Back in 1971 when he was enrolled in the Masters in Art Education program at Pratt Institute, Brooklyn, New York, he designed and built his first balloon —The Phoenix —as a creative thesis project. It had a two-person capacity. He flew The Phoenix, tethered, over the Pratt campus on May 17, 1971. Subsequently he flew The Phoenix every year on May 17th. In 1977 Brian left teaching to devote himself to ballooning. He moved from Connecticut to Vermont in 1988, to the Post Mills Airport. The 52-acre field was the perfect balloon launch site and also offered a place where he could manufacture balloons and airships. He became the only business to offer commercially available hot air balloon kits under his Boland Balloon label.  Always experimenting and innovating, Brian perfected a very light, collapsible basket that saved a great deal of weight in comparison to the heavy, traditional wicker baskets. The fabric he chose for the envelopes of his balloons was from the parachute industry and 50% lighter than the nylon fabrics habitually used in balloon manufacture. This enabled balloon enthusiasts to transport everything in a small car, avoiding the need for a large chase vehicle or trailer. When packed, the Boland envelopes and baskets were so small and light that they could be taken as check-in baggage on passenger aircraft.

He also designed and built larger Hot Air Airships, starting in the mid 1970s.
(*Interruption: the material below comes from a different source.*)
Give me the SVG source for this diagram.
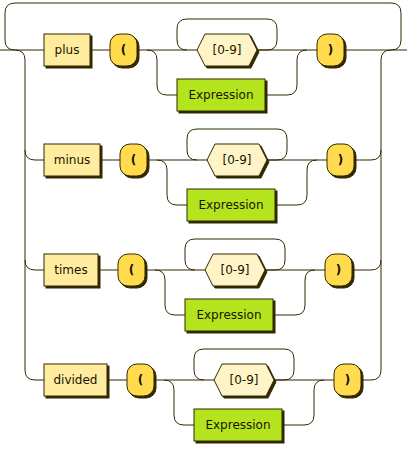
<svg xmlns="http://www.w3.org/2000/svg" width="407" height="450" viewBox="0 0 407 450">
<style>
.line{fill:none;stroke:#332900;stroke-width:1}
.shadow{fill:#332900;stroke:#332900;stroke-width:1}
.kw{fill:#FFEC9E;stroke:#332900;stroke-width:1}
.term{fill:#FFDB4D;stroke:#332900;stroke-width:1}
.rx{fill:#FFF4C7;stroke:#332900;stroke-width:1}
.nt{fill:#B4E41E;stroke:#332900;stroke-width:1}
text{font-family:"DejaVu Sans",Verdana,sans-serif;font-size:12px;fill:#1A1400;text-anchor:middle}
text.t{font-weight:bold;fill:#141000}
</style>
<rect width="407" height="450" fill="#FFFFFF"/>
<g id="connectors">
<path class="line" d="M0 50 H407"/>
<path class="line" d="M391 50 q10 0 10 -10 V13 q0 -10 -10 -10 H15 q-10 0 -10 10 V40 q0 10 10 10"/>
<path class="line" d="M15 50 q10 0 10 10 V370 q0 10 10 10 H371 q10 0 10 -10 V60 q0 -10 10 -10"/>
<path class="line" d="M25 150 q0 10 10 10 H371 q10 0 10 -10"/>
<path class="line" d="M25 260 q0 10 10 10 H371 q10 0 10 -10"/>
<path class="line" d="M257 50 H267 q10 0 10 -10 V29 q0 -10 -10 -10 H187 q-10 0 -10 10 V40 q0 10 10 10"/>
<path class="line" d="M147 50 q10 0 10 10 V85 q0 10 10 10 H287 q10 0 10 -10 V60 q0 -10 10 -10"/>
<path class="line" d="M267 160 H277 q10 0 10 -10 V139 q0 -10 -10 -10 H197 q-10 0 -10 10 V150 q0 10 10 10"/>
<path class="line" d="M157 160 q10 0 10 10 V195 q0 10 10 10 H297 q10 0 10 -10 V170 q0 -10 10 -10"/>
<path class="line" d="M265 270 H275 q10 0 10 -10 V249 q0 -10 -10 -10 H195 q-10 0 -10 10 V260 q0 10 10 10"/>
<path class="line" d="M155 270 q10 0 10 10 V305 q0 10 10 10 H295 q10 0 10 -10 V280 q0 -10 10 -10"/>
<path class="line" d="M274 380 H284 q10 0 10 -10 V359 q0 -10 -10 -10 H204 q-10 0 -10 10 V370 q0 10 10 10"/>
<path class="line" d="M164 380 q10 0 10 10 V415 q0 10 10 10 H304 q10 0 10 -10 V390 q0 -10 10 -10"/>
</g>
<g id="plus"><rect class="shadow" x="46" y="36" width="46" height="32"/><rect class="kw" x="44" y="34" width="46" height="32"/><text x="67" y="54">plus</text></g>
<g id="lparen1"><rect class="shadow" x="112" y="36" width="27" height="32" rx="10"/><rect class="term" x="110" y="34" width="27" height="32" rx="10"/><text class="t" x="123.5" y="54">(</text></g>
<g id="digits1"><polygon class="shadow" points="199,52 207,36 251,36 259,52 251,68 207,68"/><polygon class="rx" points="197,50 205,34 249,34 257,50 249,66 205,66"/><text x="227" y="54">[0-9]</text></g>
<g id="expr1"><rect class="shadow" x="179" y="81" width="88" height="32"/><rect class="nt" x="177" y="79" width="88" height="32"/><text x="221" y="99">Expression</text></g>
<g id="rparen1"><rect class="shadow" x="319" y="36" width="27" height="32" rx="10"/><rect class="term" x="317" y="34" width="27" height="32" rx="10"/><text class="t" x="330.5" y="54">)</text></g>

<g id="minus"><rect class="shadow" x="46" y="146" width="56" height="32"/><rect class="kw" x="44" y="144" width="56" height="32"/><text x="72" y="164">minus</text></g>
<g id="lparen2"><rect class="shadow" x="122" y="146" width="27" height="32" rx="10"/><rect class="term" x="120" y="144" width="27" height="32" rx="10"/><text class="t" x="133.5" y="164">(</text></g>
<g id="digits2"><polygon class="shadow" points="209,162 217,146 261,146 269,162 261,178 217,178"/><polygon class="rx" points="207,160 215,144 259,144 267,160 259,176 215,176"/><text x="237" y="164">[0-9]</text></g>
<g id="expr2"><rect class="shadow" x="189" y="191" width="88" height="32"/><rect class="nt" x="187" y="189" width="88" height="32"/><text x="231" y="209">Expression</text></g>
<g id="rparen2"><rect class="shadow" x="329" y="146" width="27" height="32" rx="10"/><rect class="term" x="327" y="144" width="27" height="32" rx="10"/><text class="t" x="340.5" y="164">)</text></g>

<g id="times"><rect class="shadow" x="46" y="256" width="54" height="32"/><rect class="kw" x="44" y="254" width="54" height="32"/><text x="71" y="274">times</text></g>
<g id="lparen3"><rect class="shadow" x="120" y="256" width="27" height="32" rx="10"/><rect class="term" x="118" y="254" width="27" height="32" rx="10"/><text class="t" x="131.5" y="274">(</text></g>
<g id="digits3"><polygon class="shadow" points="207,272 215,256 259,256 267,272 259,288 215,288"/><polygon class="rx" points="205,270 213,254 257,254 265,270 257,286 213,286"/><text x="235" y="274">[0-9]</text></g>
<g id="expr3"><rect class="shadow" x="187" y="301" width="88" height="32"/><rect class="nt" x="185" y="299" width="88" height="32"/><text x="229" y="319">Expression</text></g>
<g id="rparen3"><rect class="shadow" x="327" y="256" width="27" height="32" rx="10"/><rect class="term" x="325" y="254" width="27" height="32" rx="10"/><text class="t" x="338.5" y="274">)</text></g>

<g id="divided"><rect class="shadow" x="46" y="366" width="63" height="32"/><rect class="kw" x="44" y="364" width="63" height="32"/><text x="75.5" y="384">divided</text></g>
<g id="lparen4"><rect class="shadow" x="129" y="366" width="27" height="32" rx="10"/><rect class="term" x="127" y="364" width="27" height="32" rx="10"/><text class="t" x="140.5" y="384">(</text></g>
<g id="digits4"><polygon class="shadow" points="216,382 224,366 268,366 276,382 268,398 224,398"/><polygon class="rx" points="214,380 222,364 266,364 274,380 266,396 222,396"/><text x="244" y="384">[0-9]</text></g>
<g id="expr4"><rect class="shadow" x="196" y="411" width="88" height="32"/><rect class="nt" x="194" y="409" width="88" height="32"/><text x="238" y="429">Expression</text></g>
<g id="rparen4"><rect class="shadow" x="336" y="366" width="27" height="32" rx="10"/><rect class="term" x="334" y="364" width="27" height="32" rx="10"/><text class="t" x="347.5" y="384">)</text></g>
</svg>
These are elongated hot air balloons with a propulsion engine, tail fins, and rudders. They are used in competitions, advertising, and environmental work. His 1994 hot air A-3 Pocket blimp was not as fast as pressurized airships but far surpassed them in lightness and  ease of transport.

To encourage others to develop experimental, home-built, lighter-than-air craft, Brian created the Experimental Balloon and Airship Association at the Post Mills Airport. He also built a rambling addition to his house, the Balloon Museum, where his collection of almost 150 experimental airships is kept, amid an eclectic assortment of relics, old cars, and other machinery, dolls, clocks, bicycles, beer bottles, a two-story tree made of skis, a sculpture made of old crutches, and much more. Included are contraptions that were flown by Brian under balloons, ranging from a lawn chair to a VW bus. The loft of the museum served as his balloon manufacturing workshop where he would sew balloons and weave wicker baskets.  The museum does not comply with Public Safety regulations and is not open to the public. However the collection may be viewed over the half-doors along the sides of the museum.  His mechanical and creative talents are also on display outside the Balloon Museum in the form of whimsical, apparently fully operational vehicles incorporating, among other things, motorcycles that are grafted together.
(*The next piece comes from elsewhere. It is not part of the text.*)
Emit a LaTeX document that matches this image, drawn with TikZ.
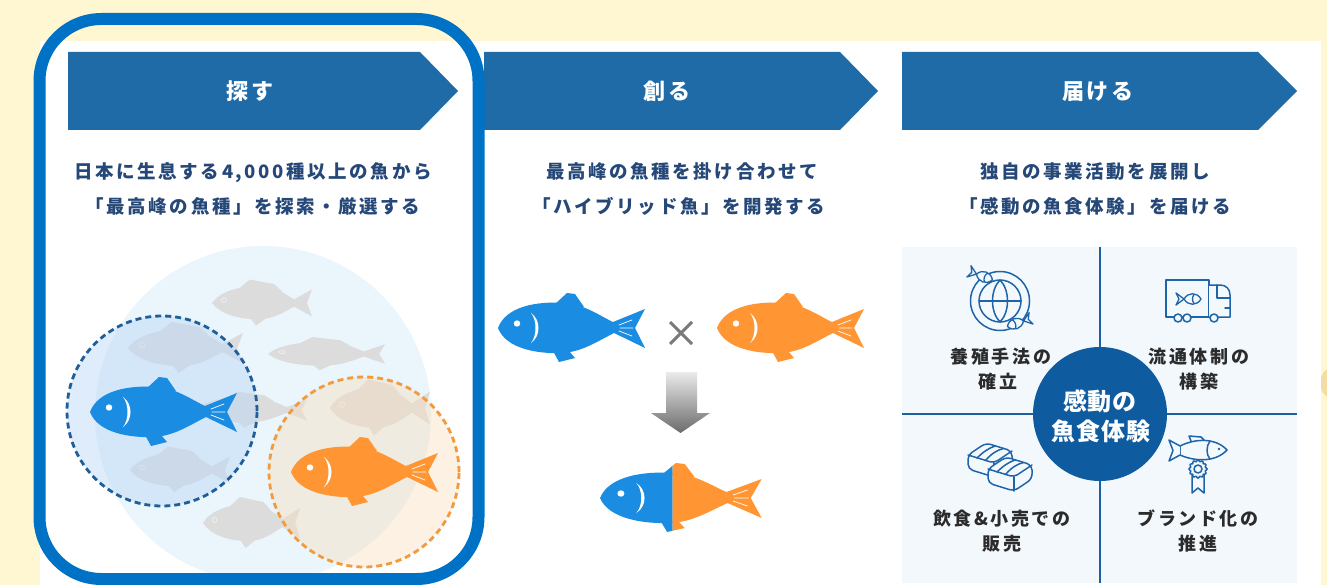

The Experimental Balloon and Airship Association would hold its annual meet at the airport in May and was the world’s largest gathering of homebuilt, original design, lighter-than-air flying machines. The participants came from far afield in the US, Alaska, and Canada, even from Switzerland and England. In this spontaneous, unscripted, non-competitive, and non-commercialized event, maybe 50 balloons would launch over the course of the weekend. Enthusiasts would come to test and show off their creations, and to mix and mingle with likeminded souls.

In 2010 Brian achieved a new kind of fame, or perhaps notoriety, for constructing what became known as the Vermontasaurus, a 122 ft-long, 25 ft-high assemblage of scrapwood. Built with the help of friends, it soon became controversial. While it was a minor tourist attraction, some saw it as an eyesore. The State Division of Fire Safety prohibited people from going underneath it until it had been examined by a structural engineer.  It was brought before the Vermont District Environmental Commission as a possible violation of Act 250.  The Commission eventually ruled that it did not have a negative environmental impact. The issue of whether such a structure was allowed by town regulations fell under the scrutiny of the Thetford Development Review Board. The DRB deemed it exempt from a building permit, as an artwork.  In 2011 the belly of the Vermontasaurus sagged to the ground. Friends and volunteers from as far away as Maine reconstructed the beast in 2012 and added a baby Vermontasaurus.

In a recent endeavor, Brian began the construction of a “old-time diner” in a small field across the road from the airport. His vision was for a structure with genuine vintage metal paneling and fixtures. He attended a hearing in which the DRB evaluated this proposed project a few nights ago on Tuesday, July 13th.

Brian was unique, passionate, and free-spirited and was never daunted by obstacles or rules. The sky was the limit. He leaves behind a large, empty void in the Thetford and Post Mills community and in his far-flung, worldwide network of friends and aerial adventurers.